An Arizona family has relocated to Texas in hopes of saving their 5-year-old son Joseph, who was diagnosed with a rare and fatal neurodegenerative disorder called Batten disease. Matt and Gina Hann, who have three other children, are frantically raising money for a critical gene therapy trial at UT Southwestern, which may help transport a missing gene back to Joseph’s brain, Fox 4 News reported.

“2018 is our goal, and we are moving very quickly because of course, Joseph is deteriorating every day,” Gina Hann, Joseph’s mother, told Fox 4 News. “But if we move fast enough, then Joseph actually has a chance to be one of the first people to survive this disease.”

There are 14 different forms of Batten disease that resemble other progressive neurodegenerative diseases, such as Parkinson’s, Alzheimer’s and Huntington’s. In March 2017, Joseph was diagnosed with CLN7.


Onset of symptoms for CLN7 typically begin between ages 2 and 7, with patients experiencing seizures, developmental regression, muscle twitches, difficulty coordinating movements, speech impairment and loss of mental functioning and motor skills.

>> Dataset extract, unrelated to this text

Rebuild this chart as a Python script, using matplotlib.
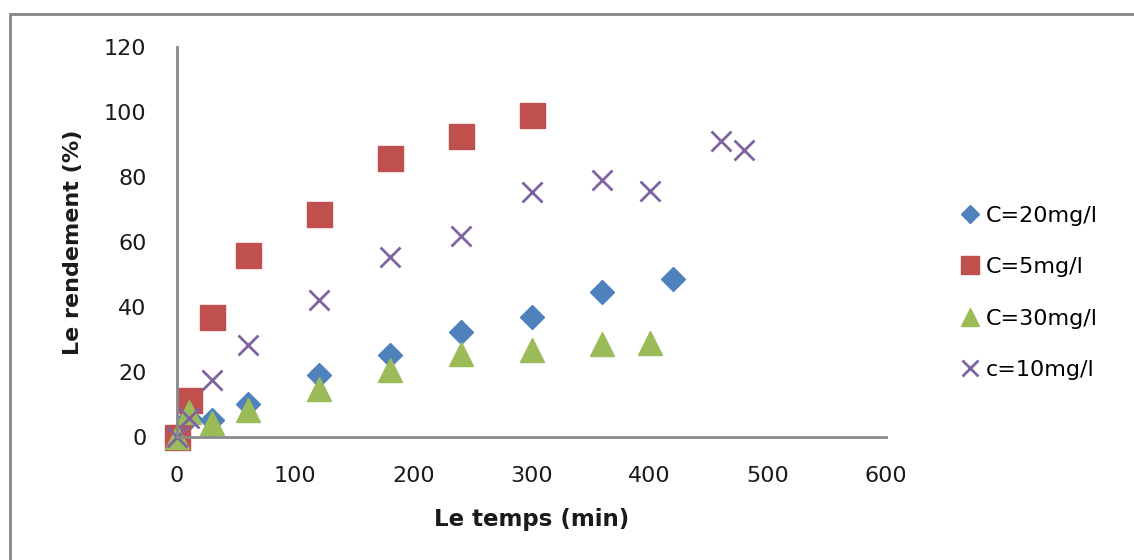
import matplotlib
matplotlib.use('Agg')
import matplotlib.pyplot as plt
from matplotlib.patches import Rectangle

# temps (min) et rendement (%) pour chaque concentration
t_20 = [0, 10, 30, 60, 120, 180, 240, 300, 360, 420]
y_20 = [0, 6, 5.2, 10.3, 19, 25.2, 32.3, 36.8, 44.6, 48.6]

t_5 = [0, 10, 30, 60, 120, 180, 240, 300]
y_5 = [0, 11.5, 37, 56, 68.5, 86, 92.5, 99]

t_30 = [0, 10, 30, 60, 120, 180, 240, 300, 360, 400]
y_30 = [0, 7.8, 4.2, 8.2, 14.8, 20.6, 25.4, 26.8, 28.5, 28.9]

t_10 = [0, 10, 30, 60, 120, 180, 240, 300, 360, 400, 460, 480]
y_10 = [0, 5.8, 17.5, 28.3, 42.3, 55.5, 62, 75.5, 79.1, 75.8, 91.1, 88.3]

labels = ['C=20mg/l', 'C=5mg/l', 'C=30mg/l', 'c=10mg/l']

plt.rcParams['font.family'] = ['DejaVu Sans']

fig = plt.figure(figsize=(11.34, 5.6), dpi=100)
ax = fig.add_axes([0.1561, 0.2196, 0.6252, 0.6964])

# outer chart border
fig.patches.append(Rectangle((0.0088, -0.05), 1.05, 1.025, transform=fig.transFigure,
                             fill=False, edgecolor='#858585', linewidth=2))

ax.plot(t_20, y_20, linestyle='none', marker='D', markersize=12.5, color='#4F81BD',
        label=labels[0], clip_on=False)
ax.plot(t_5, y_5, linestyle='none', marker='s', markersize=18, color='#C0504D',
        label=labels[1], clip_on=False)
ax.plot(t_30, y_30, linestyle='none', marker='^', markersize=17, color='#9BBB59',
        label=labels[2], clip_on=False)
ax.plot(t_10, y_10, linestyle='none', marker='x', markersize=15, markeredgewidth=2,
        color='#8064A2', label=labels[3], clip_on=False)

ax.set_xlim(0, 600)
ax.set_ylim(0, 120)
ax.set_xticks(range(0, 601, 100))
ax.set_yticks(range(0, 121, 20))
ax.tick_params(length=0, labelsize=16, labelcolor='#1a1a1a')
ax.tick_params(axis='y', pad=22)
ax.tick_params(axis='x', pad=21)

for s in ['top', 'right']:
    ax.spines[s].set_visible(False)
for s in ['left', 'bottom']:
    ax.spines[s].set_color('#8a8a8a')
    ax.spines[s].set_linewidth(2)

ax.set_xlabel('Le temps (min)', fontsize=16.5, fontweight='bold', color='#1a1a1a')
ax.set_ylabel('Le rendement (%)', fontsize=16, fontweight='bold', color='#1a1a1a')
ax.xaxis.set_label_coords(0.5, -0.182)
ax.yaxis.set_label_coords(-0.132, 0.5)

fig.legend(loc='center left', bbox_to_anchor=(0.83, 0.477), frameon=False,
           fontsize=16, markerscale=0.75, handlelength=0.8, handletextpad=0.3,
           labelspacing=1.42, numpoints=1)

fig.savefig('out.png', dpi=100)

Patients typically do not survive pass their teen years.

“Without a doubt, whenever we realized what we were up against the decision was instantaneous and getting here, and getting here quickly was first and foremost,” Matt Hann, Joseph’s dad, told Fox 4 News.

Joseph has already suffered severe vision loss, and can only see about six inches in front of him. Despite the setbacks, his dad said rather than ask questions, Joseph adapts to his new way of doing things.

“He takes everything from one moment to the next, if he can’t see here, then he puts the book here,” Matt Hann said. “If he can’t run fast, then he’ll run slow. He doesn’t ask why he can’t run fast, he just does what he can and he’s happy doing it.”

The Hanns are working to raise $1.2 million for the manufacturing of the doses needed to begin the gene therapy. So far, they’ve surpassed $800,000 of their goal, and are keeping supporters updated through the Joseph Hann's Foundation for Batten Hope blog.